The equivalents of the English saying "That's Greek to me" vary fascinatingly by language: Germans say "Das kommt mir Spanisch vor" (That seems Spanish to me), Dutch speakers say "Dat is Chinees voor mij" (That's Chinese to me), Filipinos say "It's German to me," Finns say "It's Hebrew," Hebrew speakers say "It's Chinese to me," and Mandarin Chinese speakers say "Tiānshū" (heavenly script) or "guǐ huà fú" (ghost drawings).
Why "Greek to Me" Is Spanish, Chinese, or Hebrew Elsewhere
When Shakespeare wrote "it was Greek to me" in Julius Caesar, he probably didn't realize he was documenting a linguistic phenomenon that spans the entire globe. Every culture, it turns out, has a go-to language they blame when something makes absolutely no sense.
Europe's Blame Game
Germans point their finger at Spanish. "Das kommt mir Spanisch vor" literally translates to "That seems Spanish to me." The phrase dates back to the 16th century when the Spanish-born Holy Roman Emperor Charles V introduced Spanish customs to the German court, leaving locals thoroughly confused.
The Dutch, meanwhile, blame Chinese. "Dat is Chinees voor mij" rolls off Dutch tongues whenever paperwork gets too complicated or instructions become incomprehensible. Finns take a different approach entirely, declaring confusing things to be Hebrew.
The Global Confusion Chain
Here's where it gets delightfully circular:
- English speakers blame Greek
- Germans blame Spanish
- Dutch blame Chinese
- Filipinos blame German
- Finns blame Hebrew
- Hebrew speakers blame Chinese
Notice anything? Chinese gets blamed by multiple languages, yet Mandarin speakers don't point to any existing language at all. Instead, they call incomprehensible text "tiānshū"—literally "heavenly script" or "a book from the sky." Another colorful Chinese expression is "guǐ huà fú," meaning "ghost drawings" or talismanic symbols.

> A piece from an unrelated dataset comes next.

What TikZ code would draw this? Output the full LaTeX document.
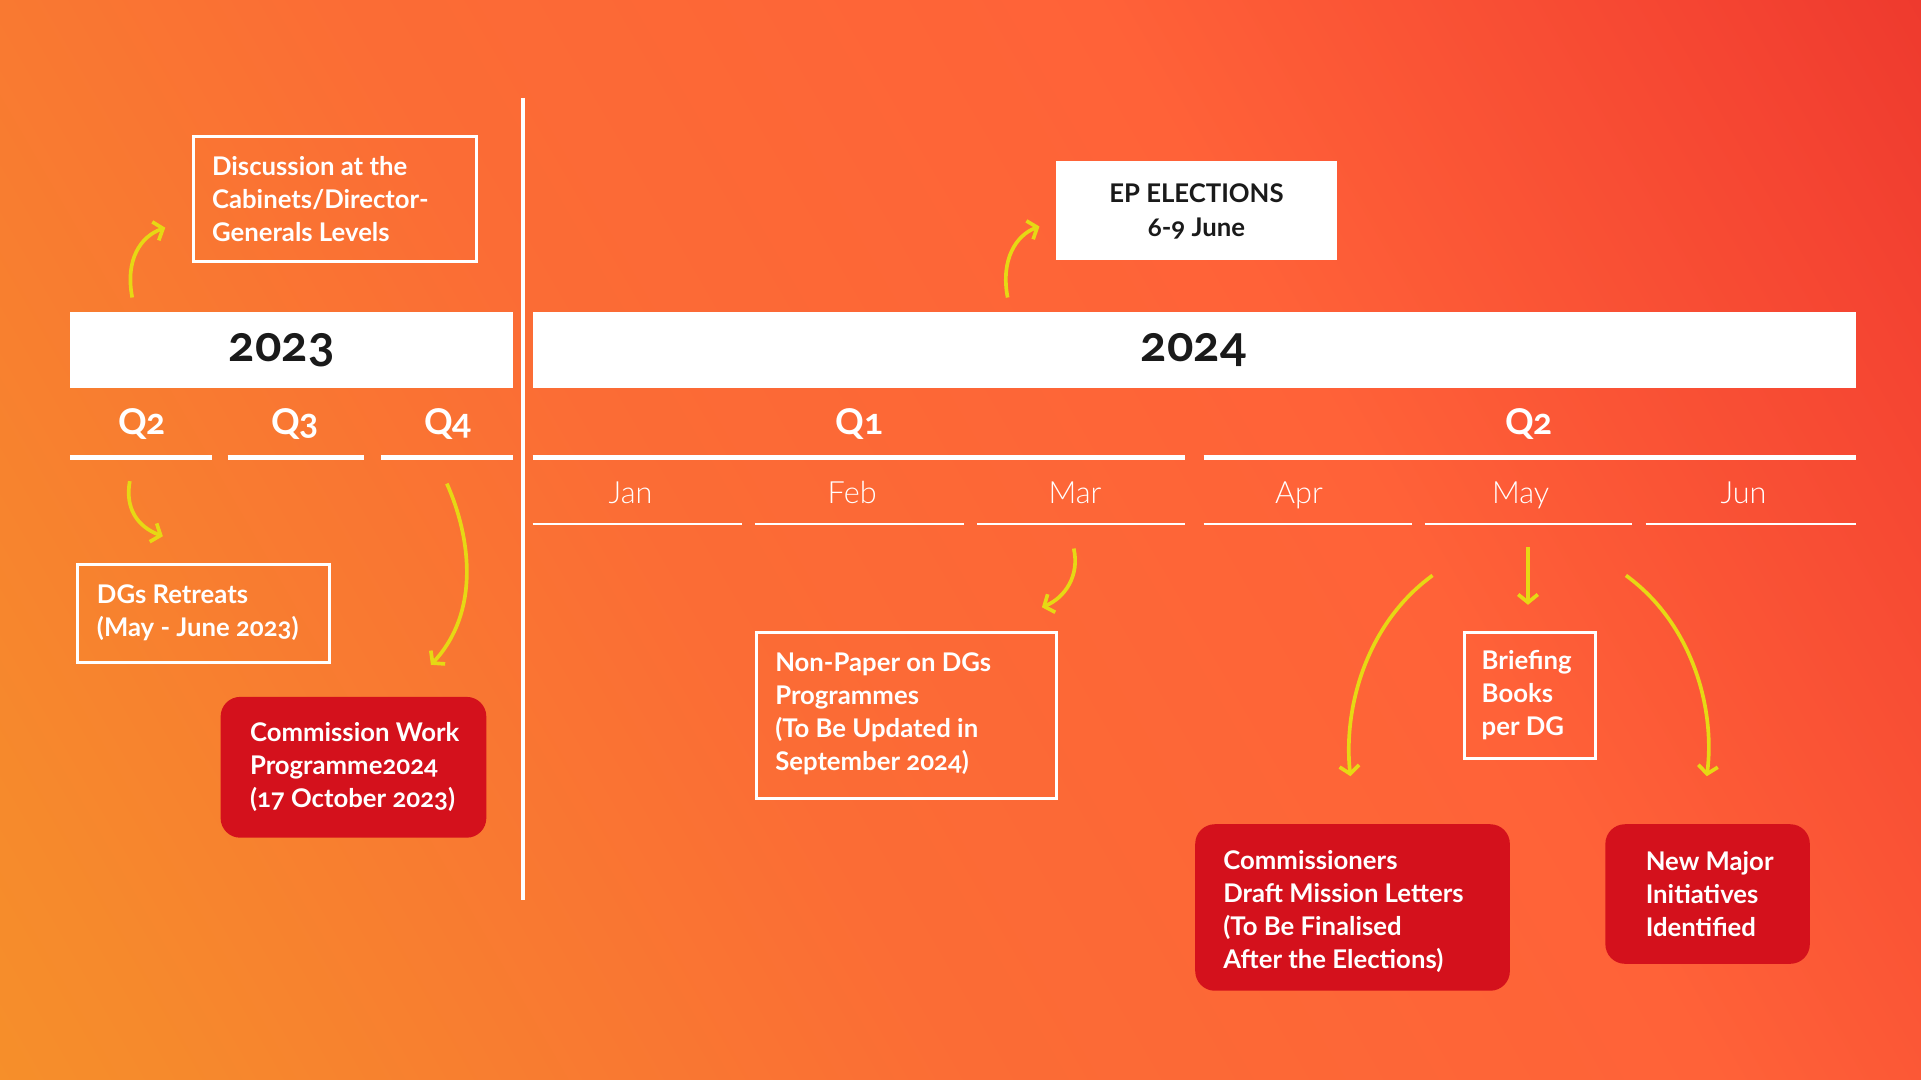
\documentclass[tikz,border=0pt]{standalone}
\usepackage{fontspec}
\setmainfont{Lato}[Numbers=OldStyle]
\newfontfamily\lightfont{Lato Light}[Numbers=OldStyle]
\usetikzlibrary{arrows.meta}
\definecolor{bgA}{HTML}{F7A023}
\definecolor{bgB}{HTML}{F68A2C}
\definecolor{bgC}{HTML}{FB6C35}
\definecolor{bgD}{HTML}{FF6238}
\definecolor{bgE}{HTML}{F54532}
\definecolor{bgF}{HTML}{E8302A}
\definecolor{bgG}{HTML}{DE1F1C}
\definecolor{boxred}{HTML}{D4111C}
\definecolor{arrowyellow}{HTML}{E6D814}
\definecolor{darktext}{HTML}{1A1A1A}
\pgfdeclarehorizontalshading{bgshade}{100bp}{color(0bp)=(bgA); color(20bp)=(bgB); color(42bp)=(bgC); color(62bp)=(bgD); color(78bp)=(bgE); color(90bp)=(bgF); color(100bp)=(bgG)}
\tikzset{
  boxtext/.style={font=\fontsize{21}{27}\selectfont\bfseries, align=left, inner sep=0pt, text=white},
  outbox/.style={draw=white, line width=2.5pt, inner sep=0pt},
  redbox/.style={fill=boxred, rounded corners=16pt, inner sep=0pt},
  whitebar/.style={fill=white, draw=none, inner sep=0pt},
  yearlabel/.style={font=\fontsize{40}{44}\selectfont\bfseries, text=darktext},
  qlabel/.style={font=\fontsize{29}{32}\selectfont\bfseries, text=white, anchor=base, inner sep=0pt},
  monthlabel/.style={font=\lightfont\fontsize{25}{28}\selectfont, text=white, anchor=base, inner sep=0pt},
  qline/.style={draw=white, line width=4pt},
  mline/.style={draw=white, line width=2pt},
  arr/.style={draw=arrowyellow, line width=3pt, -{Straight Barb[length=6.5pt,width=16pt]}},
}
\begin{document}
\begin{tikzpicture}[x=1pt,y=-1pt]
\useasboundingbox (0,0) rectangle (1569,882);
\shade[shading=bgshade, shading angle=30] (0,0) rectangle (1569,882);

% divider
\draw[white, line width=3pt] (427,80) -- (427,735);

% year bars
\node[whitebar, anchor=north west, minimum width=362pt, minimum height=62pt] (bar23) at (57,255) {};
\node[yearlabel] (y23) at (230,286) {2023};
\node[whitebar, anchor=north west, minimum width=1081pt, minimum height=62pt] (bar24) at (435,255) {};
\node[yearlabel] (y24) at (975,286) {2024};

% quarters
\node[qlabel] (q2a) at (116,355) {Q2};
\node[qlabel] (q3a) at (241,355) {Q3};
\node[qlabel] (q4a) at (366,355) {Q4};
\node[qlabel] (q1b) at (702,355) {Q1};
\node[qlabel] (q2b) at (1249,355) {Q2};
\draw[qline] (57,374) -- (173,374);
\draw[qline] (186,374) -- (297,374);
\draw[qline] (311,374) -- (419,374);
\draw[qline] (435,374) -- (968,374);
\draw[qline] (983,374) -- (1516,374);

% months
\node[monthlabel] (jan) at (515,411) {Jan};
\node[monthlabel] (feb) at (696,411) {Feb};
\node[monthlabel] (mar) at (878,411) {Mar};
\node[monthlabel] (apr) at (1061,411) {Apr};
\node[monthlabel] (may) at (1242,411) {May};
\node[monthlabel] (jun) at (1424,411) {Jun};
\draw[mline] (435,428) -- (606,428);
\draw[mline] (617,428) -- (787,428);
\draw[mline] (798,428) -- (968,428);
\draw[mline] (983,428) -- (1153,428);
\draw[mline] (1164,428) -- (1333,428);
\draw[mline] (1344,428) -- (1516,428);

% boxes
\node[outbox, anchor=north west, minimum width=231pt, minimum height=102pt] (disc) at (157,110) {};
\node[boxtext, anchor=west] (disct) at ([xshift=16pt]disc.west)
  {Discussion at the\\Cabinets/Director-\\Generals Levels};

\node[whitebar, anchor=north west, minimum width=230pt, minimum height=81pt] (ep) at (862,131) {};
\node[align=center, inner sep=0pt, font=\fontsize{21}{27}\selectfont\bfseries, text=darktext] (ept) at ([yshift=-1pt]ep.center)
  {EP ELECTIONS\\6-9 June};

\node[outbox, anchor=north west, minimum width=206pt, minimum height=80pt] (dgs) at (62,460) {};
\node[boxtext, anchor=west] (dgst) at ([xshift=17pt,yshift=1pt]dgs.west)
  {DGs Retreats\\(May - June 2023)};

\node[redbox, anchor=north west, minimum width=217pt, minimum height=115pt] (cwp) at (180,569) {};
\node[boxtext, anchor=west] (cwpt) at ([xshift=24pt]cwp.west)
  {Commission Work\\Programme2024\\(17 October 2023)};

\node[outbox, anchor=north west, minimum width=245pt, minimum height=136pt] (np) at (617,515) {};
\node[boxtext, anchor=west] (npt) at ([xshift=16pt,yshift=1pt]np.west)
  {Non-Paper on DGs\\Programmes\\(To Be Updated in\\September 2024)};

\node[outbox, anchor=north west, minimum width=107pt, minimum height=103pt] (bb) at (1195,515) {};
\node[boxtext, anchor=west] (bbt) at ([xshift=15pt]bb.west)
  {Briefing\\Books\\per DG};

\node[redbox, anchor=north west, minimum width=257pt, minimum height=136pt] (cml) at (976,673) {};
\node[boxtext, anchor=west] (cmlt) at ([xshift=23pt,yshift=-3pt]cml.west)
  {Commissioners\\Draft Mission Letters\\(To Be Finalised\\After the Elections)};

\node[redbox, anchor=north west, minimum width=167pt, minimum height=114pt] (nmi) at (1311,673) {};
\node[boxtext, anchor=west] (nmit) at ([xshift=33pt]nmi.west)
  {New Major\\Initiatives\\Identified};

% arrow end points
\coordinate (a1s) at (108,243); \coordinate (a1e) at (135,186);
\coordinate (a2s) at (823,243); \coordinate (a2e) at (849,185);
\coordinate (a3s) at (106,393); \coordinate (a3e) at (133,438);
\coordinate (a4s) at (365,395); \coordinate (a4e) at (352,543);
\coordinate (a5s) at (877,448); \coordinate (a5e) at (851,496);
\coordinate (a6s) at (1248,447); \coordinate (a6e) at (1248,494);
\coordinate (a7s) at (1170,470); \coordinate (a7e) at (1103,634);
\coordinate (a8s) at (1328,470); \coordinate (a8e) at (1394,634);

\draw[arr] (a1s) .. controls (102,212) and (115,193) .. (a1e);
\draw[arr] (a2s) .. controls (817,212) and (830,192) .. (a2e);
\draw[arr] (a3s) .. controls (102,415) and (112,430) .. (a3e);
\draw[arr] (a4s) .. controls (385,440) and (392,500) .. (a4e);
\draw[arr] (a5s) .. controls (882,470) and (870,488) .. (a5e);
\draw[arr] (a6s) -- (a6e);
\draw[arr] (a7s) .. controls (1115,510) and (1097,580) .. (a7e);
\draw[arr] (a8s) .. controls (1383,510) and (1401,580) .. (a8e);
\end{tikzpicture}
\end{document}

Why These Particular Languages?
The pattern reveals something fascinating about cultural contact and perceived "otherness." Languages typically blame tongues they've encountered but never needed to learn—foreign enough to seem exotic, familiar enough to reference.
Greeks, for instance, say "Μου φαίνονται κινέζικα" (It seems Chinese to me). Italians declare things to be Arabic. Poles say something is "Chinese speech." The Portuguese blame Greek, coming full circle with English.
Geographic neighbors rarely blame each other. Germans don't blame French despite centuries of interaction. Instead, they reach for Spanish—a language from a country they've historically had less direct contact with.
The Chicken Intestines Theory
Some Chinese expressions for incomprehensible writing are wonderfully vivid. Beyond "heavenly script," there's a folk expression comparing messy or foreign writing to "chicken intestines"—a reference to the tangled, squiggly appearance of unfamiliar characters.
This isn't meant to be insulting. It's simply descriptive. When you've grown up reading characters that are essentially stylized pictures, the loops and connections of Latin script genuinely can resemble, well, entrails.
What It All Means
These expressions reveal how humans process the unfamiliar. We don't say "I don't understand this." We say "this is that other thing"—externalizing confusion onto something foreign and unknowable.
The fact that Chinese appears in so many of these expressions isn't a coincidence. For European languages, Chinese characters represent perhaps the most visually different writing system they might encounter. It's become shorthand for "maximum incomprehensibility."
Meanwhile, the Chinese response—calling foreign text "heavenly" or "ghostly"—suggests something almost reverent about the unknown. It's not stupid or barbaric. It's otherworldly.